### GOAL
Print the listing as it stands, omitting all images.

:: MATERIAL ::

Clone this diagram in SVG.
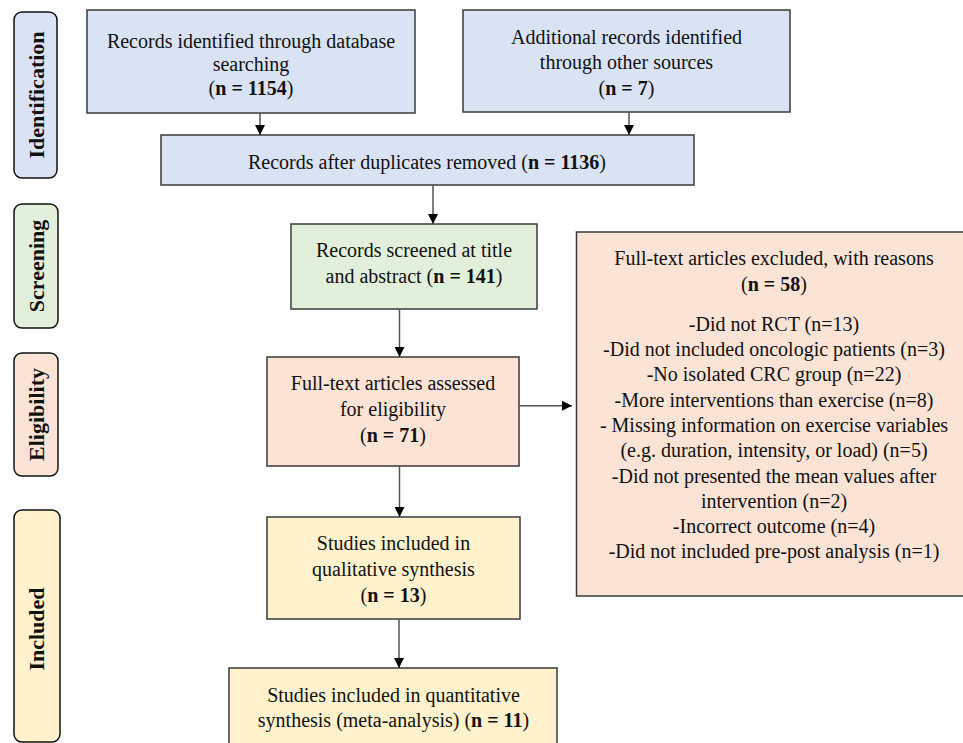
<svg xmlns="http://www.w3.org/2000/svg" width="963" height="743" viewBox="0 0 963 743">
<defs>
<style>
.t{font-family:"Liberation Serif","Times New Roman",serif;font-size:20px;fill:#111;text-anchor:middle}
.b{font-weight:bold}
.lab{font-family:"Liberation Serif","Times New Roman",serif;font-size:22px;font-weight:bold;fill:#111;text-anchor:middle}
.box{stroke:#3a3a3a;stroke-width:1.5}
.pill{stroke:#111;stroke-width:1.5}
.blue{fill:#dae3f3}.green{fill:#e2efda}.red{fill:#fbe3d6}.yel{fill:#fff2cc}
.ln{stroke:#555;stroke-width:1.5;fill:none}
</style>
<marker id="ah" viewBox="0 0 10 10" refX="10" refY="5" markerWidth="10" markerHeight="10" markerUnits="userSpaceOnUse" orient="auto">
<path d="M0,0 L10,5 L0,10 Z" fill="#000"/>
</marker>
</defs>
<rect width="963" height="743" fill="#fff"/>

<g id="phase-identification">
<rect class="pill blue" x="14" y="12" width="43" height="166" rx="8"/>
<text class="lab" transform="translate(44,95) rotate(-90)">Identification</text>
</g>
<g id="phase-screening">
<rect class="pill green" x="14" y="204" width="44" height="124" rx="8"/>
<text class="lab" transform="translate(44,266) rotate(-90)">Screening</text>
</g>
<g id="phase-eligibility">
<rect class="pill red" x="14" y="353" width="44" height="123" rx="8"/>
<text class="lab" transform="translate(44,414.5) rotate(-90)">Eligibility</text>
</g>
<g id="phase-included">
<rect class="pill yel" x="14" y="510" width="46" height="232" rx="8"/>
<text class="lab" transform="translate(44,629) rotate(-90)">Included</text>
</g>

<g id="n-database">
<rect class="box blue" x="87" y="10" width="328" height="103"/>
<text class="t" x="251" y="48">Records identified through database</text>
<text class="t" x="251" y="70.5">searching</text>
<text class="t" x="251" y="95">(<tspan class="b">n = 1154</tspan>)</text>
</g>
<g id="n-other">
<rect class="box blue" x="463" y="10" width="327" height="102"/>
<text class="t" x="626.5" y="43.5">Additional records identified</text>
<text class="t" x="626.5" y="68.5">through other sources</text>
<text class="t" x="626.5" y="95">(<tspan class="b">n = 7</tspan>)</text>
</g>
<g id="n-duplicates">
<rect class="box blue" x="161" y="135" width="533" height="50"/>
<text class="t" x="427" y="168.5">Records after duplicates removed (<tspan class="b">n = 1136</tspan>)</text>
</g>
<g id="n-screened">
<rect class="box green" x="291" y="224" width="246" height="85"/>
<text class="t" x="414" y="256.7">Records screened at title</text>
<text class="t" x="414" y="282.7">and abstract (<tspan class="b">n = 141</tspan>)</text>
</g>
<g id="n-fulltext">
<rect class="box red" x="267" y="357" width="252" height="109"/>
<text class="t" x="393" y="390">Full-text articles assessed</text>
<text class="t" x="393" y="415.5">for eligibility</text>
<text class="t" x="393" y="441.7">(<tspan class="b">n = 71</tspan>)</text>
</g>
<g id="n-excluded">
<rect class="box red" x="576.5" y="232" width="390" height="364"/>
<text class="t" x="774" y="265">Full-text articles excluded, with reasons</text>
<text class="t" x="774" y="291">(<tspan class="b">n = 58</tspan>)</text>
<text class="t" x="774" y="330.7">-Did not RCT (n=13)</text>
<text class="t" x="774" y="356">-Did not included oncologic patients (n=3)</text>
<text class="t" x="774" y="381.3">-No isolated CRC group (n=22)</text>
<text class="t" x="774" y="406.6">-More interventions than exercise (n=8)</text>
<text class="t" x="774" y="431.9">- Missing information on exercise variables</text>
<text class="t" x="774" y="457.2">(e.g. duration, intensity, or load) (n=5)</text>
<text class="t" x="774" y="482.5">-Did not presented the mean values after</text>
<text class="t" x="774" y="507.8">intervention (n=2)</text>
<text class="t" x="774" y="533.1">-Incorrect outcome (n=4)</text>
<text class="t" x="774" y="558.4">-Did not included pre-post analysis (n=1)</text>
</g>
<g id="n-qualitative">
<rect class="box yel" x="267" y="517" width="253" height="102"/>
<text class="t" x="393.5" y="550">Studies included in</text>
<text class="t" x="393.5" y="575.7">qualitative synthesis</text>
<text class="t" x="393.5" y="601.7">(<tspan class="b">n = 13</tspan>)</text>
</g>
<g id="n-quantitative">
<rect class="box yel" x="229" y="668" width="328" height="90"/>
<text class="t" x="393.5" y="701.7">Studies included in quantitative</text>
<text class="t" x="393.5" y="726.7">synthesis (meta-analysis) (<tspan class="b">n = 11</tspan>)</text>
</g>

<g id="connectors">
<line class="ln" x1="260" y1="113" x2="260" y2="135" marker-end="url(#ah)"/>
<line class="ln" x1="629" y1="112" x2="629" y2="135" marker-end="url(#ah)"/>
<line class="ln" x1="433" y1="185" x2="433" y2="224" marker-end="url(#ah)"/>
<line class="ln" x1="399.5" y1="309" x2="399.5" y2="357" marker-end="url(#ah)"/>
<line class="ln" x1="519" y1="405.7" x2="572" y2="405.7" marker-end="url(#ah)"/>
<line class="ln" x1="399.5" y1="466" x2="399.5" y2="517" marker-end="url(#ah)"/>
<line class="ln" x1="399" y1="619" x2="399" y2="668" marker-end="url(#ah)"/>
</g>
</svg>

:::

### RESPONSE
Clone this diagram in SVG.
<svg xmlns="http://www.w3.org/2000/svg" width="963" height="743" viewBox="0 0 963 743">
<defs>
<style>
.t{font-family:"Liberation Serif","Times New Roman",serif;font-size:20px;fill:#111;text-anchor:middle}
.b{font-weight:bold}
.lab{font-family:"Liberation Serif","Times New Roman",serif;font-size:22px;font-weight:bold;fill:#111;text-anchor:middle}
.box{stroke:#3a3a3a;stroke-width:1.5}
.pill{stroke:#111;stroke-width:1.5}
.blue{fill:#dae3f3}.green{fill:#e2efda}.red{fill:#fbe3d6}.yel{fill:#fff2cc}
.ln{stroke:#555;stroke-width:1.5;fill:none}
</style>
<marker id="ah" viewBox="0 0 10 10" refX="10" refY="5" markerWidth="10" markerHeight="10" markerUnits="userSpaceOnUse" orient="auto">
<path d="M0,0 L10,5 L0,10 Z" fill="#000"/>
</marker>
</defs>
<rect width="963" height="743" fill="#fff"/>

<g id="phase-identification">
<rect class="pill blue" x="14" y="12" width="43" height="166" rx="8"/>
<text class="lab" transform="translate(44,95) rotate(-90)">Identification</text>
</g>
<g id="phase-screening">
<rect class="pill green" x="14" y="204" width="44" height="124" rx="8"/>
<text class="lab" transform="translate(44,266) rotate(-90)">Screening</text>
</g>
<g id="phase-eligibility">
<rect class="pill red" x="14" y="353" width="44" height="123" rx="8"/>
<text class="lab" transform="translate(44,414.5) rotate(-90)">Eligibility</text>
</g>
<g id="phase-included">
<rect class="pill yel" x="14" y="510" width="46" height="232" rx="8"/>
<text class="lab" transform="translate(44,629) rotate(-90)">Included</text>
</g>

<g id="n-database">
<rect class="box blue" x="87" y="10" width="328" height="103"/>
<text class="t" x="251" y="48">Records identified through database</text>
<text class="t" x="251" y="70.5">searching</text>
<text class="t" x="251" y="95">(<tspan class="b">n = 1154</tspan>)</text>
</g>
<g id="n-other">
<rect class="box blue" x="463" y="10" width="327" height="102"/>
<text class="t" x="626.5" y="43.5">Additional records identified</text>
<text class="t" x="626.5" y="68.5">through other sources</text>
<text class="t" x="626.5" y="95">(<tspan class="b">n = 7</tspan>)</text>
</g>
<g id="n-duplicates">
<rect class="box blue" x="161" y="135" width="533" height="50"/>
<text class="t" x="427" y="168.5">Records after duplicates removed (<tspan class="b">n = 1136</tspan>)</text>
</g>
<g id="n-screened">
<rect class="box green" x="291" y="224" width="246" height="85"/>
<text class="t" x="414" y="256.7">Records screened at title</text>
<text class="t" x="414" y="282.7">and abstract (<tspan class="b">n = 141</tspan>)</text>
</g>
<g id="n-fulltext">
<rect class="box red" x="267" y="357" width="252" height="109"/>
<text class="t" x="393" y="390">Full-text articles assessed</text>
<text class="t" x="393" y="415.5">for eligibility</text>
<text class="t" x="393" y="441.7">(<tspan class="b">n = 71</tspan>)</text>
</g>
<g id="n-excluded">
<rect class="box red" x="576.5" y="232" width="390" height="364"/>
<text class="t" x="774" y="265">Full-text articles excluded, with reasons</text>
<text class="t" x="774" y="291">(<tspan class="b">n = 58</tspan>)</text>
<text class="t" x="774" y="330.7">-Did not RCT (n=13)</text>
<text class="t" x="774" y="356">-Did not included oncologic patients (n=3)</text>
<text class="t" x="774" y="381.3">-No isolated CRC group (n=22)</text>
<text class="t" x="774" y="406.6">-More interventions than exercise (n=8)</text>
<text class="t" x="774" y="431.9">- Missing information on exercise variables</text>
<text class="t" x="774" y="457.2">(e.g. duration, intensity, or load) (n=5)</text>
<text class="t" x="774" y="482.5">-Did not presented the mean values after</text>
<text class="t" x="774" y="507.8">intervention (n=2)</text>
<text class="t" x="774" y="533.1">-Incorrect outcome (n=4)</text>
<text class="t" x="774" y="558.4">-Did not included pre-post analysis (n=1)</text>
</g>
<g id="n-qualitative">
<rect class="box yel" x="267" y="517" width="253" height="102"/>
<text class="t" x="393.5" y="550">Studies included in</text>
<text class="t" x="393.5" y="575.7">qualitative synthesis</text>
<text class="t" x="393.5" y="601.7">(<tspan class="b">n = 13</tspan>)</text>
</g>
<g id="n-quantitative">
<rect class="box yel" x="229" y="668" width="328" height="90"/>
<text class="t" x="393.5" y="701.7">Studies included in quantitative</text>
<text class="t" x="393.5" y="726.7">synthesis (meta-analysis) (<tspan class="b">n = 11</tspan>)</text>
</g>

<g id="connectors">
<line class="ln" x1="260" y1="113" x2="260" y2="135" marker-end="url(#ah)"/>
<line class="ln" x1="629" y1="112" x2="629" y2="135" marker-end="url(#ah)"/>
<line class="ln" x1="433" y1="185" x2="433" y2="224" marker-end="url(#ah)"/>
<line class="ln" x1="399.5" y1="309" x2="399.5" y2="357" marker-end="url(#ah)"/>
<line class="ln" x1="519" y1="405.7" x2="572" y2="405.7" marker-end="url(#ah)"/>
<line class="ln" x1="399.5" y1="466" x2="399.5" y2="517" marker-end="url(#ah)"/>
<line class="ln" x1="399" y1="619" x2="399" y2="668" marker-end="url(#ah)"/>
</g>
</svg>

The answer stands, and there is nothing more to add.